--- BEGIN ---
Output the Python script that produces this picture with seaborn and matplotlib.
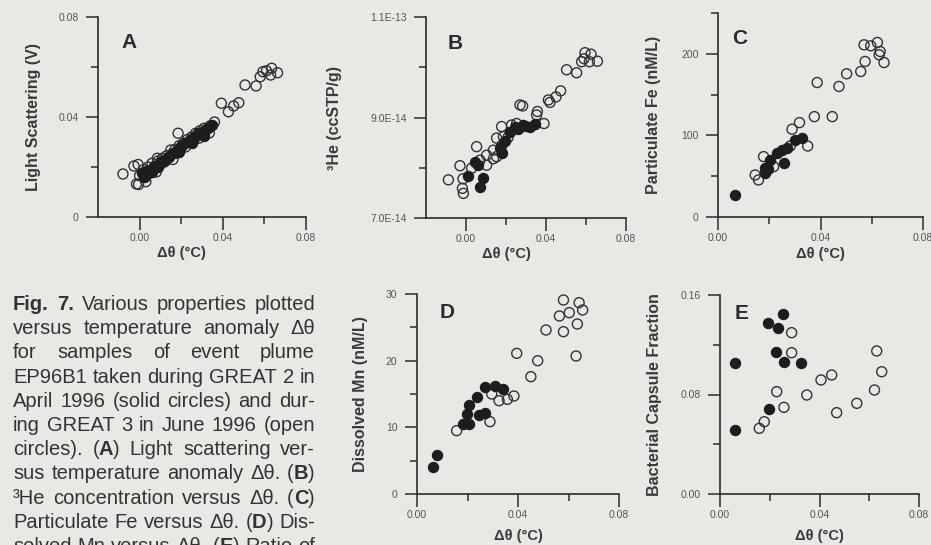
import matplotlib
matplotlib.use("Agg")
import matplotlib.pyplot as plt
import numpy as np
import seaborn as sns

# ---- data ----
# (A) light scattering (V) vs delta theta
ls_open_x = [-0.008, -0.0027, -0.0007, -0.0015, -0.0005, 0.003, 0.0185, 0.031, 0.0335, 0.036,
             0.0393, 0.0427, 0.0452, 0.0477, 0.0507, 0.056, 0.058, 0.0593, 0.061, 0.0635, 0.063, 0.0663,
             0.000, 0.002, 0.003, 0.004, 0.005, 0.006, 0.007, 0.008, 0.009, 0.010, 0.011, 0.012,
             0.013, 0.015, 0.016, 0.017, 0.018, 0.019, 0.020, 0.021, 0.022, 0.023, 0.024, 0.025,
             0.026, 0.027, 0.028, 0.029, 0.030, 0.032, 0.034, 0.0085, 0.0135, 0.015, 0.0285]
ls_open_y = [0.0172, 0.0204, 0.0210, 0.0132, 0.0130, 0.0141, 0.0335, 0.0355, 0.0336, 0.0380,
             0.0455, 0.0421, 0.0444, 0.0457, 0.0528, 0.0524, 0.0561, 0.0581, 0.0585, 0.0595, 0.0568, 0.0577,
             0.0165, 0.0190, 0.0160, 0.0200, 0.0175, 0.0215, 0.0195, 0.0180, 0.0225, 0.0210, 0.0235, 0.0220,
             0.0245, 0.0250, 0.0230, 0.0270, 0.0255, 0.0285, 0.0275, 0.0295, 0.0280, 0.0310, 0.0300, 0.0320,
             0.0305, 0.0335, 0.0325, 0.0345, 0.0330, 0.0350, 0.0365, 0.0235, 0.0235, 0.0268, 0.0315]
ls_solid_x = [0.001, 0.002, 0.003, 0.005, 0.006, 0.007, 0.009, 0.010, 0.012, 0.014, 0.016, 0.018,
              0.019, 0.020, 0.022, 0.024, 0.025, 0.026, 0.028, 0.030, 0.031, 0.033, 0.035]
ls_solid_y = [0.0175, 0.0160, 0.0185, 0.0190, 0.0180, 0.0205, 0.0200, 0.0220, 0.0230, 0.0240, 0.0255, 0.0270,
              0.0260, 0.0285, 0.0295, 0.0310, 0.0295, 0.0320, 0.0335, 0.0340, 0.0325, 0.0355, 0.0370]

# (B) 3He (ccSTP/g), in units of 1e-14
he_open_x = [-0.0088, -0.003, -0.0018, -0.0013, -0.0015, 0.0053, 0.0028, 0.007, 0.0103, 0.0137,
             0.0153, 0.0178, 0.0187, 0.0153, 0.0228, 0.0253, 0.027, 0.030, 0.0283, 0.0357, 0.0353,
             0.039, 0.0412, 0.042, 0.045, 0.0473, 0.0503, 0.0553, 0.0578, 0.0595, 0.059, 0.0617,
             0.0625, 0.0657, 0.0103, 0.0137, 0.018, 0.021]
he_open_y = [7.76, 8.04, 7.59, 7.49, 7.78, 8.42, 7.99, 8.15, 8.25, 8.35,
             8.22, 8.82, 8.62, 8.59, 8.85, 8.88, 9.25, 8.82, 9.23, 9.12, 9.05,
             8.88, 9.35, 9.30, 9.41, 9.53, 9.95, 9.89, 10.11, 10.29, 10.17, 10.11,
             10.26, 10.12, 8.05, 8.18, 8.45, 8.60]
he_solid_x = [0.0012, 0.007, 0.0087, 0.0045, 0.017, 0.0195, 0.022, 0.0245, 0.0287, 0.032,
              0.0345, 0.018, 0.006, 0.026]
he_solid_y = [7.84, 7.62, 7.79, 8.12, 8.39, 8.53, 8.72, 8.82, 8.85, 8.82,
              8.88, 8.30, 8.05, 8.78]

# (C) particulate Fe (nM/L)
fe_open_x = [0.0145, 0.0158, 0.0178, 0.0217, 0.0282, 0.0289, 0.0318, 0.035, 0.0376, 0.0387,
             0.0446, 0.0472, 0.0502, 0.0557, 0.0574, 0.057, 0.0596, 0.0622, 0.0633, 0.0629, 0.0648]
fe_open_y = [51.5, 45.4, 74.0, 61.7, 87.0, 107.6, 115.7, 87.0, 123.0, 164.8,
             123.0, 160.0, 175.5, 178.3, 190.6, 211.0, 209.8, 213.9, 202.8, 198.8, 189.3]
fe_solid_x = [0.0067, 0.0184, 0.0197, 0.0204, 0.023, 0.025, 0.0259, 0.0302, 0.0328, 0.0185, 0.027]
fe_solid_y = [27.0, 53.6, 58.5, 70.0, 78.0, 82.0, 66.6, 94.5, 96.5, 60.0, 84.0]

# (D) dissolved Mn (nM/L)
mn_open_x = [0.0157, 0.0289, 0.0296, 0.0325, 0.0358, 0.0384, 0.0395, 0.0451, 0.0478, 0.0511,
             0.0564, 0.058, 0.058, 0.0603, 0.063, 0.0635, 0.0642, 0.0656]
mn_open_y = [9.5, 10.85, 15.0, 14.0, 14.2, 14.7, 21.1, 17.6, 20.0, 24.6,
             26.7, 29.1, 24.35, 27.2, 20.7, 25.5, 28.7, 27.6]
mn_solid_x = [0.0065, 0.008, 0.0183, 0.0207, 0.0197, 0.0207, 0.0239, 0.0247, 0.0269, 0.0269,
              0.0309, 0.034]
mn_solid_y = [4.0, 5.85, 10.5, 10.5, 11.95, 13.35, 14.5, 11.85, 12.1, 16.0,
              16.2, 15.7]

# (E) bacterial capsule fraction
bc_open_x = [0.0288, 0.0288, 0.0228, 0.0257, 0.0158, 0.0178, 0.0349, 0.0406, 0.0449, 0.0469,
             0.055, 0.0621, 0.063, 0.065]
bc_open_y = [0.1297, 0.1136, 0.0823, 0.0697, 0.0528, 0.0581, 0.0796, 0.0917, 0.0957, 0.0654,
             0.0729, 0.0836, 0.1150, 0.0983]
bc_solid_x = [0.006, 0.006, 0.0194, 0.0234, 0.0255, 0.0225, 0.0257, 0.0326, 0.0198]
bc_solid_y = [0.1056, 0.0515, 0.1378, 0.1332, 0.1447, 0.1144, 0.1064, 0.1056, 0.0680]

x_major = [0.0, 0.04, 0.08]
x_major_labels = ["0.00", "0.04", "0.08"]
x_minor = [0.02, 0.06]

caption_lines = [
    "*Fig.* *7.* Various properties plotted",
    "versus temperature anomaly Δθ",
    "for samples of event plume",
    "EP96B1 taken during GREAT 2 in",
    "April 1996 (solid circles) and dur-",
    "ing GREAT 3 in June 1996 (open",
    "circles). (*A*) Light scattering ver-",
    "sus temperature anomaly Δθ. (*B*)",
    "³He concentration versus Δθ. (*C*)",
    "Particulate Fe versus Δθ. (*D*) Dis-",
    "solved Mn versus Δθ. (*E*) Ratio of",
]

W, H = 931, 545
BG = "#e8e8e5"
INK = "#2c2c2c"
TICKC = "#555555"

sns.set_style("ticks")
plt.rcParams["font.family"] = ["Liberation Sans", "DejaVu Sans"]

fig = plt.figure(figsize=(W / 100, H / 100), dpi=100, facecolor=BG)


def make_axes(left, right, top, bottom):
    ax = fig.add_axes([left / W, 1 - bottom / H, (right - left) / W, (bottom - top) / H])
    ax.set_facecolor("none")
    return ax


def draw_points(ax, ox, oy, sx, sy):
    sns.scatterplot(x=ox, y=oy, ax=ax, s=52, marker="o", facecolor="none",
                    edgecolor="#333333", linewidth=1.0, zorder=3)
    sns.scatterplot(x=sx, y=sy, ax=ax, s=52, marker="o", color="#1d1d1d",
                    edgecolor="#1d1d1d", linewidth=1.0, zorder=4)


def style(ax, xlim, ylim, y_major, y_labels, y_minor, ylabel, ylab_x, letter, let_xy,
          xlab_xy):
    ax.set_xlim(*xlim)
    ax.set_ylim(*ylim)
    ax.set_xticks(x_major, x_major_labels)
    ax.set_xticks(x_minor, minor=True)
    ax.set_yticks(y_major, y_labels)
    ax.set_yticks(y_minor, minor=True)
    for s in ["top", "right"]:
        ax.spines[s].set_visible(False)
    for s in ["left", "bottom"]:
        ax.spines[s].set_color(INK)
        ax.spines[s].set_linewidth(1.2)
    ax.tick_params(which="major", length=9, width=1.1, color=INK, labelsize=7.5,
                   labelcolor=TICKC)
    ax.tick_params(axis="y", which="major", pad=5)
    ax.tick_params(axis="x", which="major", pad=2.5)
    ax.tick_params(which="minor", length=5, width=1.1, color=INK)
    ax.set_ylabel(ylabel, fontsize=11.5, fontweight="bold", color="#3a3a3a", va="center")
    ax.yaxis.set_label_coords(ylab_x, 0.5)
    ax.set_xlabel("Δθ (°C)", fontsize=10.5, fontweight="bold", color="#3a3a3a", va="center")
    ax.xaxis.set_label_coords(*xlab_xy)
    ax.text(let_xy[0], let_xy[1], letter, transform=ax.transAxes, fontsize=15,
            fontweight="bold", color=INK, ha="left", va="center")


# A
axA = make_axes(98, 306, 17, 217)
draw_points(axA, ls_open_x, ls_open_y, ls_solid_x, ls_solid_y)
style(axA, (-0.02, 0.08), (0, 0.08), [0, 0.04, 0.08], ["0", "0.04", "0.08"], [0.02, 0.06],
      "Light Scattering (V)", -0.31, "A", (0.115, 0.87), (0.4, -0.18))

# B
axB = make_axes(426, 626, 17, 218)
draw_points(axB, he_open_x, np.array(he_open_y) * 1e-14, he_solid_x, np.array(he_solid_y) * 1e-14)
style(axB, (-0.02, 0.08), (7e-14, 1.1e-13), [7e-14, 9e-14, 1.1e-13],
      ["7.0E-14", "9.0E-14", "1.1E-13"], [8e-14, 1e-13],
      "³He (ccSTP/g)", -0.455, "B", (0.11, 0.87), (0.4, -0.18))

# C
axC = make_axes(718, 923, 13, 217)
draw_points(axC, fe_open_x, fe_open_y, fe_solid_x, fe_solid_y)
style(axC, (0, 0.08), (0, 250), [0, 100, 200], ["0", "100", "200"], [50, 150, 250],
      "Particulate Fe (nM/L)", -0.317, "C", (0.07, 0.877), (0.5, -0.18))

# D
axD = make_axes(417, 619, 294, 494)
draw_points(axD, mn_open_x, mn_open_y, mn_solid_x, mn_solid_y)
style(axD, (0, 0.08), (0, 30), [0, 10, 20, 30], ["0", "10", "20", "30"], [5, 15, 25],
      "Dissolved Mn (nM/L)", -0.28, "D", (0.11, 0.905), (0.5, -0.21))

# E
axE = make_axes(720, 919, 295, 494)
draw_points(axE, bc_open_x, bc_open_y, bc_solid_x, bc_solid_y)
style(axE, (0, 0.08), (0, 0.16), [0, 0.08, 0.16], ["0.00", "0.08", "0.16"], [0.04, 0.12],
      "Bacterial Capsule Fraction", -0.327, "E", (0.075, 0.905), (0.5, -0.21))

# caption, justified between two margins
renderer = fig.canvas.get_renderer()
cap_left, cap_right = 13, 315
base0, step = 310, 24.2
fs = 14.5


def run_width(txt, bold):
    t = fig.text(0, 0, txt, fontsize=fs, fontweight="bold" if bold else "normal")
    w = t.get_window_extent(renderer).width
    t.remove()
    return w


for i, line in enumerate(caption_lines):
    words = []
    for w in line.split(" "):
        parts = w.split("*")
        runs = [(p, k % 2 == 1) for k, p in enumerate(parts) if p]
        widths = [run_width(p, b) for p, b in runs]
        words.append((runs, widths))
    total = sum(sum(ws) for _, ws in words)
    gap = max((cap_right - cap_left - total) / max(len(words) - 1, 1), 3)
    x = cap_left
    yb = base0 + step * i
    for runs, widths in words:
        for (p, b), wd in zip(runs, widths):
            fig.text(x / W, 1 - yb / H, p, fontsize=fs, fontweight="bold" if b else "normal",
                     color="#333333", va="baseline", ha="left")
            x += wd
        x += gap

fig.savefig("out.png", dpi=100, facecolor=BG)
--- END ---
#### Work to complete
Take the lines from the start of the material to the line with "import seaborn as sns", both included, and transcribe them exactly without the pictures.

#### Solution to this task
Output the Python script that produces this picture with seaborn and matplotlib.
import matplotlib
matplotlib.use("Agg")
import matplotlib.pyplot as plt
import numpy as np
import seaborn as sns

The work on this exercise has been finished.